La vida tiene bastantes cosas para hacerla soportable, pero tiene una que es como para hacerla incierta y odiosa: no es eterna. Yo estoy seguro que veré a la muerte física y concretamente. La veré acercarse, dulce y suave como una tentación. Se sentará a mi lado. Yo le diré: “Perdone Señorita, no cree Usted que ya exageró con su dieta”. Ella se quedará callada. Volveré hablar con aire ligón. “Disculpe ¿Es Usted, presidenta de los “weight watchers?” Sin verme exclamará: “Cuando me llevo de este mundo a los sangrones, me da más gusto mi tarea”.
Me haré el desentendido para no entrar en discusión sobre su falsa opinión, pero la veré duramente a los ojos. Perdón, a sus huecos. Sentiré un poco de escalofrío al perderme en sus abismos de negrura. Ella dirá con un tono irónico: “¿No me reconoces?» «SI, contestaré, de niño la veía en las banderas de los piratas, ahora en los postes de gasoductos y al lado de los cables de alta tensión. Me imagino que como mujer esto de seguro te enfurecerá, pues no sale de cuerpo entero”. «¡Ya! ¡Basta! – exclamará- Soy la muerte y vengo por ti». ¡Ay Nanita!
La barreré con la mirada, le sonreiré en forma displicente. «Perdona, pero la muerte que me lleve será una muerte elegante, vestida con sombrero y pieles, como «La Catrina». Y discúlpame, pero tú te ves muy naca». Le veré un ligero rubor de molestia en el hueso de los pómulos. Dirá: «Efectivamente, yo antes así vestía. Pero no sé si sepas que en tu país hay millones de personas que viven, bueno, eso de que viven es un decir, en pobreza extrema. El otro día, después de un pleito, fui por un pandillero en Peñuelas el Bajo y me trataron de asaltar. Desde entonces cuando vengo a este México de crisis, me pongo este modelito del mercado sobre ruedas».
Nos quedaremos un momento callados. Ella reflexionará en voz alta: «El problema de los seres humanos es que piensan que la muerte es la negación de la vida. Nada de eso. Al vivir morimos y al morir vivimos. Si la humanidad supiera lo que le espera en el más allá, todos se suicidarían al llegar al uso de razón. No es gran cosa el más allá, pero es mejor que aquí, simplemente porque uno está más solo y sin tantos fantasmas».

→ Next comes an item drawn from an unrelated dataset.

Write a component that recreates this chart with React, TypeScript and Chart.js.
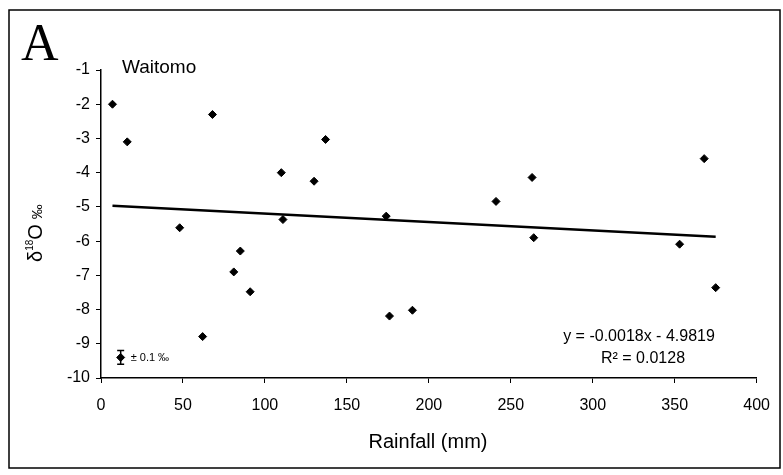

Tomará con firmeza su guadaña y verá su reloj de arena, del que caerán unos últimos granos apenas imperceptibles. Escucharé su voz metálica: «Ya es hora». Le diré con un aire de suficiencia: «Tu tecnología está muy pasada de moda, creo que traes tu reloj adelantado». «No, responderá, antes de venir por ti puse la hora con mi celular». Sentiré un poco de miedo. Insistiré: «Déjame terminar de hacer el amor; déjame que me acabe esta copa; déjame concluir esta discusión; déjame ver ganar al América; déjame decir unas últimas palabras para la historia».
Ella suspirará desesperada: «Me choca venir por los periodistas, se echan unos rollos interminables. Te dejo que escribas tu epitafio, que de seguro es más corto». Agradecido se lo leeré: «Ya no amo, ya no odio, ya no ambiciono, ya no deseo. Ya soy libre». La muerte me dará un beso, sentiré el frió de su vacío. Suavemente me subirá en sus hombros.
Veré como se van perdiendo los perfiles, primero de los rostros compungidos de los que me rodean, después de mi casa, luego de Querétaro. En brevísimos instantes contemplaré esta esfera azul flotando en el espacio. Volveré los ojos hacia arriba, hacia el lugar que me espera (obviamente, dada mi bondad, una suite en el cielo). Quedaré maravillado. La muerte me preguntará: «¿En qué piensas?» Girando una y varias veces la cabeza hacia arriba y hacia abajo, como buscando comparar los lugares, le contestaré: «Pienso que, después de todo, no es promesa de campaña, tienes razón. La «rola» de la vida… no es para tanto, y morir no es tan difícil: una luz que se apaga y luego otra luz que se prende».